To do:
Starting at the first line of the listing below, retype each line up to and including the one that contains "const labelArc = d3.arc().innerRadius(127).outerRadius(127);". Leave pictures out.

Data lines:
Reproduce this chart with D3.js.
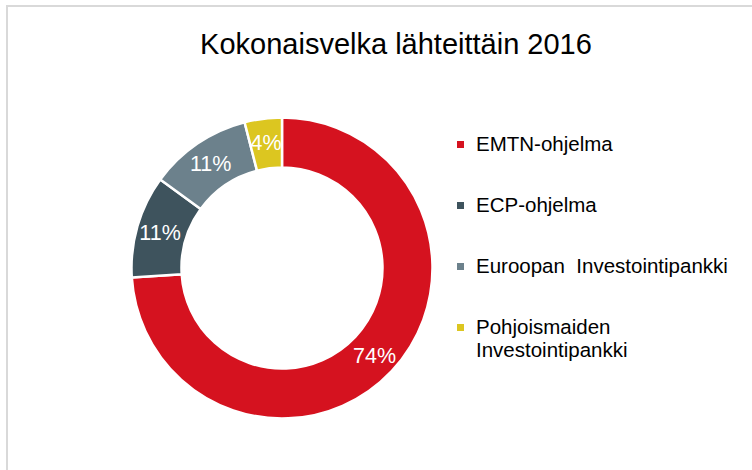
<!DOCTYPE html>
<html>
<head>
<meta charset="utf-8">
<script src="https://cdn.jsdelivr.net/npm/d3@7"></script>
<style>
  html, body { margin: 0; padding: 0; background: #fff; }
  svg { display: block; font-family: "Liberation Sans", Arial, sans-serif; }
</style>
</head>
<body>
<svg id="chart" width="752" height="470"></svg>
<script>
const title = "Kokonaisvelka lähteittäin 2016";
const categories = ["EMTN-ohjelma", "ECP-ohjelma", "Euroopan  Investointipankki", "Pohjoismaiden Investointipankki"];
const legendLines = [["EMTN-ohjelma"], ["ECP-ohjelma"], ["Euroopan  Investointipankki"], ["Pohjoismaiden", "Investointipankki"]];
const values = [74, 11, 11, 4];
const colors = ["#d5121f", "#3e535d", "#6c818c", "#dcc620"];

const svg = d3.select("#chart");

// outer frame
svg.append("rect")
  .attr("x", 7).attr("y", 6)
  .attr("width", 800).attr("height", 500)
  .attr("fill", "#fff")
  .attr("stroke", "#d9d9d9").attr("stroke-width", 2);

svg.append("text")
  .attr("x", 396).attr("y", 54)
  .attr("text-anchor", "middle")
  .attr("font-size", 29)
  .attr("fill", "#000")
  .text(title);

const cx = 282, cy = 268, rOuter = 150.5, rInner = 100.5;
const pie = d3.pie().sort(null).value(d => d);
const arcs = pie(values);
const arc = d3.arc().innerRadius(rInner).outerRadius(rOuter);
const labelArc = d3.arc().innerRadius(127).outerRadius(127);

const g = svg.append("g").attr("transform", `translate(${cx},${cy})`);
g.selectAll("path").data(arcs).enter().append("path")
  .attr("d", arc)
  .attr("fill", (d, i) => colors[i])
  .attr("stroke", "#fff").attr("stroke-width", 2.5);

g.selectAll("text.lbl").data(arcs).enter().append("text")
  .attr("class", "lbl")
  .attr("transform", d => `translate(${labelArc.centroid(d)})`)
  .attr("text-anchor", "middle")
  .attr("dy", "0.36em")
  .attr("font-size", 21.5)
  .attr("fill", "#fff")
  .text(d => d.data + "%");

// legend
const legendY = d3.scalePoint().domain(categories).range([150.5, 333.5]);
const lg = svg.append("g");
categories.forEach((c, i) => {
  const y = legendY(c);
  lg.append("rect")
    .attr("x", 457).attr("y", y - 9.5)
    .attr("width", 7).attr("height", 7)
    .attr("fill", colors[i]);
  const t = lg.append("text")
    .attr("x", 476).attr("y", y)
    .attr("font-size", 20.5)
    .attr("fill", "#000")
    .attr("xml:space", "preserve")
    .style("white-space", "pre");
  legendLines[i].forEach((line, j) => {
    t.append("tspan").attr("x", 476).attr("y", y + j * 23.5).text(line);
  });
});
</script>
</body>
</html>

Solution to the problem:
Reproduce this chart with D3.js.
<!DOCTYPE html>
<html>
<head>
<meta charset="utf-8">
<script src="https://cdn.jsdelivr.net/npm/d3@7"></script>
<style>
  html, body { margin: 0; padding: 0; background: #fff; }
  svg { display: block; font-family: "Liberation Sans", Arial, sans-serif; }
</style>
</head>
<body>
<svg id="chart" width="752" height="470"></svg>
<script>
const title = "Kokonaisvelka lähteittäin 2016";
const categories = ["EMTN-ohjelma", "ECP-ohjelma", "Euroopan  Investointipankki", "Pohjoismaiden Investointipankki"];
const legendLines = [["EMTN-ohjelma"], ["ECP-ohjelma"], ["Euroopan  Investointipankki"], ["Pohjoismaiden", "Investointipankki"]];
const values = [74, 11, 11, 4];
const colors = ["#d5121f", "#3e535d", "#6c818c", "#dcc620"];

const svg = d3.select("#chart");

// outer frame
svg.append("rect")
  .attr("x", 7).attr("y", 6)
  .attr("width", 800).attr("height", 500)
  .attr("fill", "#fff")
  .attr("stroke", "#d9d9d9").attr("stroke-width", 2);

svg.append("text")
  .attr("x", 396).attr("y", 54)
  .attr("text-anchor", "middle")
  .attr("font-size", 29)
  .attr("fill", "#000")
  .text(title);

const cx = 282, cy = 268, rOuter = 150.5, rInner = 100.5;
const pie = d3.pie().sort(null).value(d => d);
const arcs = pie(values);
const arc = d3.arc().innerRadius(rInner).outerRadius(rOuter);
const labelArc = d3.arc().innerRadius(127).outerRadius(127);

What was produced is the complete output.